The cautious attitudes of the Russian public underline the weak attraction of aggressive nationalism, challenging the perspective that most Russians long for restored empire and are willing to bear the cost of a neo-imperial project. In recent surveys on nationalist values, Russians for the most part do not exhibit ethnic chauvinism. Xenophobia, often associated with the rise of belligerent, expansionist nationalism, is actually in decline in Russia compared with previous years.
This development does not necessarily mean that civic elements of Russian national identity are more salient than ethno-cultural ones.  A majority of Russians have long supported, in some variant, the idea of “Russia for [ethnic] Russians.” Only 27 percent of respondents in a recent poll considered this position to be “modern fascism.”   Yet Russians who are extremists on this issue (“it is time to implement such a policy immediately”) are fewer today (18 percent) than 10 years ago (22 percent in 2004).
By contrast, most Russians are now hostile toward the West. Anti-American views, fueled by the Kremlin’s control of television, are at their highest level since the collapse of the Soviet Union. As for Russian attitudes toward Ukrainians, the Kremlin’s media war against the government in Kiev has influenced an increasing number of Russians to embrace pejorative stereotypes of their neighbors.
Significantly, hostility toward the West has not produced a groundswell of aggressive nationalism in Russia, probably due to growing fears of war. In a recent survey, 66 percent of respondents saw “significant” or “some” danger that combat involving Russian volunteers in Ukraine could lead to war between Russia and Ukraine. Fifty-two percent saw “significant” or “some” danger of a “third world war.”  In an important example of rational prioritization, a poll in August found that 55 percent of Russians believed the Kremlin should focus on “Russia’s social and economic problems.” In another survey, barely 5 percent said they would support the intervention of Russian troops into the Donbas.
Only 55 percent of respondents in a late July poll said they would “definitely” or “probably” support the Russian government if military conflict broke out with Ukraine.  In March, the level of such support was 74 percent.  Most important, the number of respondents who would “definitely” support the Kremlin fell to 13 percent in August from 36 percent in March.  This shift was driven by growing public anxiety that a Ukrainian quagmire would exact a high cost in Russian blood and treasure and in family and personal ties.

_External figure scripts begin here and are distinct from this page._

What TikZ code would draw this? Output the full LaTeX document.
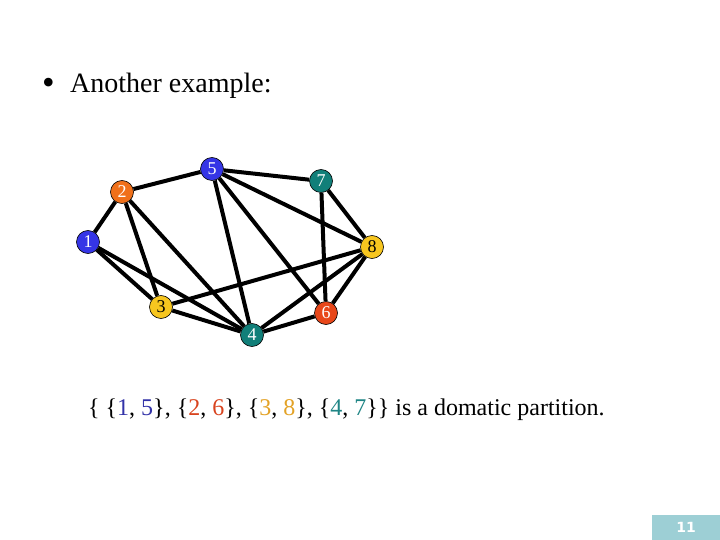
\documentclass[tikz,border=0pt]{standalone}
\usepackage{fontspec}
\setmainfont{Liberation Serif}
\newfontfamily\footfont{DejaVu Sans}
\definecolor{vblue}{HTML}{3535E6}
\definecolor{vorange}{HTML}{F0701A}
\definecolor{vred}{HTML}{E8471A}
\definecolor{vyellow}{HTML}{F7C61F}
\definecolor{vteal}{HTML}{117F79}
\definecolor{tblue}{HTML}{3333A8}
\definecolor{tred}{HTML}{D8431E}
\definecolor{tgold}{HTML}{E3A226}
\definecolor{tteal}{HTML}{1F8585}
\definecolor{footbg}{HTML}{9DCFD5}
\begin{document}
\begin{tikzpicture}[x=1pt, y=-1pt,
    vertex/.style={circle, draw=black, line width=0.6pt, minimum size=23pt, inner sep=0pt, font=\fontsize{18}{18}\selectfont},
    edge/.style={line width=4pt, black}
]
\useasboundingbox (0,0) rectangle (720,540);

% Title
\node[anchor=base west, inner sep=0pt, font=\fontsize{36}{36}\selectfont] (bul) at (42,95) {\textbullet};
\node[anchor=base west, inner sep=0pt, font=\fontsize{28}{28}\selectfont] (title) at (70,93) {Another example:};

% Vertices
\node[vertex, fill=vblue, text=white] (n1) at (88,242) {1};
\node[vertex, fill=vorange, text=white] (n2) at (122,192) {2};
\node[vertex, fill=vyellow, text=black] (n3) at (161,307) {3};
\node[vertex, fill=vteal, text=white] (n4) at (252,335) {4};
\node[vertex, fill=vblue, text=white] (n5) at (212,169) {5};
\node[vertex, fill=vred, text=white] (n6) at (326,313) {6};
\node[vertex, fill=vteal, text=white] (n7) at (321,181) {7};
\node[vertex, fill=vyellow, text=black] (n8) at (372,247) {8};

% Edges
\foreach \a/\b in {1/2, 1/3, 1/4, 2/5, 2/3, 2/4, 5/7, 5/4, 5/6, 5/8,
                   7/8, 7/6, 8/3, 8/4, 8/6, 3/4, 4/6} {
    \draw[edge] (n\a) -- (n\b);
}

% Partition
\node[anchor=base west, inner sep=0pt, font=\fontsize{24}{24}\selectfont] (part) at (88,415)
    {\{ \{\textcolor{tblue}{1}, \textcolor{tblue}{5}\}, \{\textcolor{tred}{2}, \textcolor{tred}{6}\}, \{\textcolor{tgold}{3}, \textcolor{tgold}{8}\}, \{\textcolor{tteal}{4}, \textcolor{tteal}{7}\}\} is a domatic partition.};

% Page number
\node[fill=footbg, minimum width=68pt, minimum height=25pt, inner sep=0pt, text=white,
      font=\footfont\bfseries\fontsize{14}{14}\selectfont] (page) at (686,527.5) {11};
\end{tikzpicture}
\end{document}
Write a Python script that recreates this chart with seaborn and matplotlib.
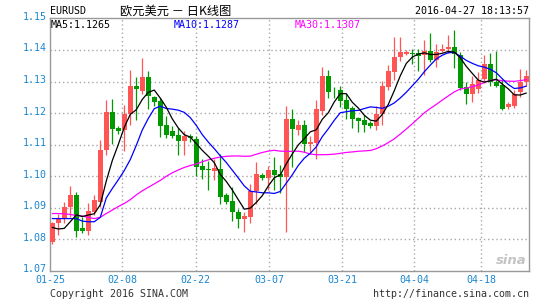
import numpy as np
import pandas as pd
import matplotlib
matplotlib.use("Agg")
import matplotlib.pyplot as plt
import matplotlib.transforms as mtransforms
import seaborn as sns

# ---------------- data ----------------
opens = [1.0793, 1.0851, 1.0866, 1.0903, 1.0940, 1.0835, 1.0827, 1.0888, 1.0919, 1.1082,
         1.1203, 1.1153, 1.1145, 1.1198, 1.1287, 1.1271, 1.1313, 1.1252, 1.1239, 1.1163,
         1.1142, 1.1132, 1.1111, 1.1128, 1.1119, 1.1032, 1.1022, 1.1016, 1.1024, 1.0942,
         1.0921, 1.0888, 1.0866, 1.0871, 1.0952, 1.1005, 1.0993, 1.1019, 1.1008, 1.0998,
         1.1182, 1.1145, 1.1163, 1.1103, 1.1105, 1.1208, 1.1316, 1.1277, 1.1274, 1.1240,
         1.1217, 1.1184, 1.1179, 1.1168, 1.1159, 1.1196, 1.1284, 1.1329, 1.1379, 1.1387,
         1.1392, 1.1389, 1.1384, 1.1396, 1.1369, 1.1398, 1.1403, 1.1411, 1.1385, 1.1284,
         1.1262, 1.1276, 1.1309, 1.1356, 1.1300, 1.1290, 1.1219, 1.1223, 1.1266, 1.1298]
highs = [1.0856, 1.0882, 1.0917, 1.0968, 1.0950, 1.0872, 1.0914, 1.0940, 1.1114, 1.1240,
         1.1245, 1.1160, 1.1227, 1.1337, 1.1313, 1.1376, 1.1334, 1.1255, 1.1247, 1.1192,
         1.1158, 1.1153, 1.1144, 1.1135, 1.1128, 1.1055, 1.1047, 1.1055, 1.1071, 1.0947,
         1.0965, 1.0895, 1.0886, 1.0977, 1.1046, 1.1011, 1.1034, 1.1061, 1.1036, 1.1221,
         1.1214, 1.1177, 1.1177, 1.1126, 1.1242, 1.1345, 1.1337, 1.1282, 1.1287, 1.1259,
         1.1224, 1.1189, 1.1193, 1.1175, 1.1221, 1.1301, 1.1351, 1.1440, 1.1440, 1.1400,
         1.1403, 1.1403, 1.1433, 1.1454, 1.1419, 1.1419, 1.1448, 1.1464, 1.1393, 1.1297,
         1.1318, 1.1331, 1.1385, 1.1391, 1.1396, 1.1308, 1.1234, 1.1272, 1.1340, 1.1335]
lows = [1.0787, 1.0815, 1.0853, 1.0872, 1.0808, 1.0819, 1.0814, 1.0877, 1.0903, 1.1066,
        1.1103, 1.1134, 1.1081, 1.1161, 1.1178, 1.1261, 1.1214, 1.1223, 1.1123, 1.1120,
        1.1121, 1.1068, 1.1066, 1.1107, 1.1002, 1.0992, 1.0956, 1.0987, 1.0911, 1.0911,
        1.0857, 1.0835, 1.0825, 1.0851, 1.0911, 1.0987, 1.0956, 1.0958, 1.0947, 1.0823,
        1.1030, 1.1130, 1.1077, 1.1072, 1.1056, 1.1193, 1.1248, 1.1248, 1.1219, 1.1182,
        1.1154, 1.1140, 1.1140, 1.1153, 1.1145, 1.1161, 1.1272, 1.1305, 1.1366, 1.1384,
        1.1356, 1.1333, 1.1321, 1.1361, 1.1345, 1.1393, 1.1389, 1.1342, 1.1272, 1.1229,
        1.1236, 1.1265, 1.1295, 1.1286, 1.1282, 1.1209, 1.1214, 1.1217, 1.1252, 1.1286]
closes = [1.0853, 1.0866, 1.0903, 1.0940, 1.0827, 1.0827, 1.0889, 1.0924, 1.1082, 1.1203,
          1.1150, 1.1143, 1.1198, 1.1287, 1.1276, 1.1313, 1.1255, 1.1234, 1.1160, 1.1131,
          1.1129, 1.1111, 1.1128, 1.1121, 1.1029, 1.1021, 1.1019, 1.1025, 1.0935, 1.0918,
          1.0886, 1.0866, 1.0874, 1.0952, 1.1008, 1.0993, 1.1019, 1.1005, 1.0998, 1.1182,
          1.1149, 1.1163, 1.1103, 1.1107, 1.1214, 1.1316, 1.1266, 1.1275, 1.1237, 1.1214,
          1.1180, 1.1175, 1.1161, 1.1159, 1.1198, 1.1287, 1.1333, 1.1379, 1.1395, 1.1393,
          1.1387, 1.1381, 1.1398, 1.1369, 1.1395, 1.1404, 1.1411, 1.1387, 1.1279, 1.1259,
          1.1293, 1.1304, 1.1356, 1.1300, 1.1285, 1.1214, 1.1229, 1.1261, 1.1298, 1.1316]

# moving-average values at the start of the window (they depend on earlier days)
ma5_head = [1.0838, 1.0833, 1.0835, 1.0856]
ma10_head = [1.0866, 1.0866, 1.0866, 1.0866, 1.0866, 1.0858, 1.0856, 1.0856, 1.0870]
ma30_head = [1.0882, 1.0882, 1.0881, 1.0879, 1.0876, 1.0874, 1.0870, 1.0866, 1.0870, 1.0882,
             1.0893, 1.0904, 1.0914, 1.0926, 1.0941, 1.0954, 1.0965, 1.0976, 1.0987, 1.1000,
             1.1011, 1.1020, 1.1028, 1.1034, 1.1039, 1.1046, 1.1052, 1.1057, 1.1061]

date_labels = ["01-25", "02-08", "02-22", "03-07", "03-21", "04-04", "04-18"]
y_labels = ["1.07", "1.08", "1.09", "1.10", "1.11", "1.12", "1.13", "1.14", "1.15"]
ma_texts = ["MA5:1.1265", "MA10:1.1287", "MA30:1.1307"]

# ---------------- drawing ----------------
sns.set_theme(style="white")
plt.rcParams['font.family'] = ['DejaVu Sans Mono', 'Noto Sans CJK SC']

RED = "#ff5555"
GREEN = "#009a00"
GRID = "#a8a8a8"
BLUE_TXT = "#1a86d0"

W, H = 545, 300
fig = plt.figure(figsize=(W / 100, H / 100), dpi=100)
fig.patch.set_facecolor("white")


def fx(px):
    return px / W


def fy(py):
    return 1 - py / H


ax_left, ax_right, ax_top, ax_bot = 50, 529.3, 18.4, 271
ax = fig.add_axes([fx(ax_left), fy(ax_bot), fx(ax_right - ax_left), (ax_bot - ax_top) / H])
ax.set_facecolor("white")

df = pd.DataFrame(dict(open=opens, high=highs, low=lows, close=closes))
df["x"] = np.arange(len(df))
up = df["close"] >= df["open"]
cols = np.where(up, RED, GREEN)

ma5 = df["close"].rolling(5).mean().to_numpy()
ma10 = df["close"].rolling(10).mean().to_numpy()
ma30 = df["close"].rolling(30).mean().to_numpy()
ma5[:len(ma5_head)] = ma5_head
ma10[:len(ma10_head)] = ma10_head
ma30[:len(ma30_head)] = ma30_head
df["ma5"], df["ma10"], df["ma30"] = ma5, ma10, ma30

# grid
xmin, xmax = -0.38, 79.5
tick_pos = [xmin, 11.68, 23.92, 36.1, 48.27, 60.27, 71.45]
for t in tick_pos[1:]:
    ax.axvline(t, color=GRID, lw=1, ls=(0, (1, 2)), zorder=0)
for yv in np.arange(1.08, 1.145, 0.01):
    ax.axhline(yv, color=GRID, lw=1, ls=(0, (1, 2)), zorder=0)

# candles
ax.vlines(df["x"], df["low"], df["high"], colors=cols, lw=0.9, zorder=2)
body_bottom = np.minimum(df["open"], df["close"])
body_h = np.maximum((df["close"] - df["open"]).abs(), 0.00012)
ax.bar(df["x"], body_h, bottom=body_bottom, width=0.8, color=cols, linewidth=0, zorder=3)

# moving averages
sns.lineplot(data=df, x="x", y="ma30", color="#ff00ff", lw=0.9, ax=ax, zorder=4)
sns.lineplot(data=df, x="x", y="ma10", color="#0000ff", lw=0.9, ax=ax, zorder=5)
sns.lineplot(data=df, x="x", y="ma5", color="black", lw=0.9, ax=ax, zorder=6)

ax.set_xlim(xmin, xmax)
ax.set_ylim(1.07, 1.15)
ax.set_xlabel("")
ax.set_ylabel("")
ax.set_xticks(tick_pos)
ax.set_xticklabels(date_labels)
ax.set_yticks([float(v) for v in y_labels])
ax.set_yticklabels(y_labels)
ax.tick_params(axis="both", length=0, labelsize=7.2, colors=BLUE_TXT)
ax.tick_params(axis="x", pad=3.2)
ax.tick_params(axis="y", pad=2.5)
up_shift = mtransforms.ScaledTranslation(0, 2.5 / 100, fig.dpi_scale_trans)
for lbl in ax.get_yticklabels():
    lbl.set_transform(lbl.get_transform() + up_shift)
for s in ax.spines.values():
    s.set_visible(True)
    s.set_color("#999999")
    s.set_linewidth(1)

# texts
fig.text(fx(50), fy(11.5), "EURUSD", fontsize=7.2, color="black", ha="left", va="center")
fig.text(fx(120), fy(11.5), "欧元美元 － 日K线图", fontsize=8.8, color="black", ha="left",
         va="center", family=["Noto Sans CJK SC", "DejaVu Sans"])
fig.text(fx(529.4), fy(11.5), "2016-04-27 18:13:57", fontsize=7.2, color="black",
         ha="right", va="center")
fig.text(fx(51), fy(25), ma_texts[0], fontsize=7.2, color="black", ha="left", va="center")
fig.text(fx(174), fy(25), ma_texts[1], fontsize=7.2, color="#0000ff", ha="left", va="center")
fig.text(fx(295), fy(25), ma_texts[2], fontsize=7.2, color="#ff00ff", ha="left", va="center")
fig.text(fx(50), fy(294), "Copyright 2016 SINA.COM", fontsize=7.2, color="#333333",
         ha="left", va="center")
fig.text(fx(529.4), fy(294), "http://finance.sina.com.cn", fontsize=7.2, color="#333333",
         ha="right", va="center")
fig.text(fx(527), fy(261), "sina", fontsize=9.5, color="#c4c4c4", ha="right", va="center",
         style="italic", weight="bold", family=["DejaVu Sans"])

fig.savefig("out.png", dpi=100, facecolor="white")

Forty-six percent of respondents say they have relatives, friends, or acquaintances in Ukraine, a country with strong cultural, social, and economic links to Russia.
These responses suggest that the formation of mass political attitudes in Russia, while subject to extreme regime manipulation, still preserves some autonomy. But does the Kremlin take public opinion into account in its deliberations over policy?
Henry Hale and others convincingly argue that the stability of the Russian regime rests to an important extent on maintaining public support, which assumes some responsiveness to mass preferences. It is likely that the Kremlin leadership is aware that the popular support currently generated by its anti-western campaign can suddenly and unexpectedly decline. Putin also knows that a policy of open warfare against Ukraine will weaken his approval ratings, perhaps significantly, at a time when he will need them the most – in order to blunt the approaching political effects of chronic economic stagnation and western sanctions. It is notable that the population centers least supportive of intervention in Ukraine are the villages, towns, and small cities in Russia’s “heartland” that Putin has sought to mobilize as conservative counterweights to the wave of political protests in 2011 and 2012.
Russia’s military escalation of August 28th in southeastern Ukraine helps clarify the relationship between public opinion and government policy. Up until that point, the Kremlin had blended a narrative of Russia as a besieged fortress with public assurances that it respects Ukraine’s sovereignty. Despite western condemnation of Russia’s incursion in late August, the Kremlin issued more denials. Although Russia’s intervention forced back the advancing Ukrainian army, it was sufficiently limited to control for Russian casualties, suggesting that the Kremlin was balancing foreign policy goals against domestic political concerns, particularly the perceived need to conceal from the public the battle deaths of active-duty servicemen.
These efforts at concealment, driven by the leadership’s sensitivity to adverse public opinion, often fall short. Not long after the Aug. 28 incursion, the head of the Committee of Soldiers’ Mothers, a respected advocacy group for soldiers, publicly accused Putin of committing a “crime” by secretly invading Ukraine.  Other elements of Russia’s atrophied civil society challenged the Kremlin’s narrative of non-involvement. Members of the Presidential Council on Human Rights appealed to the government for information about reported deaths of Russian servicemen in Ukraine, prompting swift retaliation. Assailants have attacked investigative reporters, and military officials have pressured bereaved families to remain silent.  The editorial committee of a respected Russian newspaper argued that the Kremlin, through its subterfuge, was repeating the same mistakes as did the Soviet Union in its secret operations against the United States in Korea and Vietnam, and in its own war in Afghanistan. On September 22, approximately 25,000 Muscovites participated in an anti-war demonstration that accused the Kremlin of warmongering.
Despite this reaction, the Kremlin may risk new incursions or even open warfare if the pro-Russian rebellion in southeastern Ukraine is unable to consolidate its recent gains.  Undisguised intervention would probably fail to stimulate a robust protest movement in Russia, given the current wave of patriotic fervor, the effectiveness of political repression, and Russia’s low capacity for social mobilization. Nonetheless, open aggression against Ukraine would likely weaken popular support for Putin and also divide Russian society horizontally. Vocal exponents of chauvinistic nationalism would clash with the majority of Russians who favor the re-emergence of Russia as a great power that is often at odds with the West, but also fear the costs of military conflict with Ukraine and its western supporters.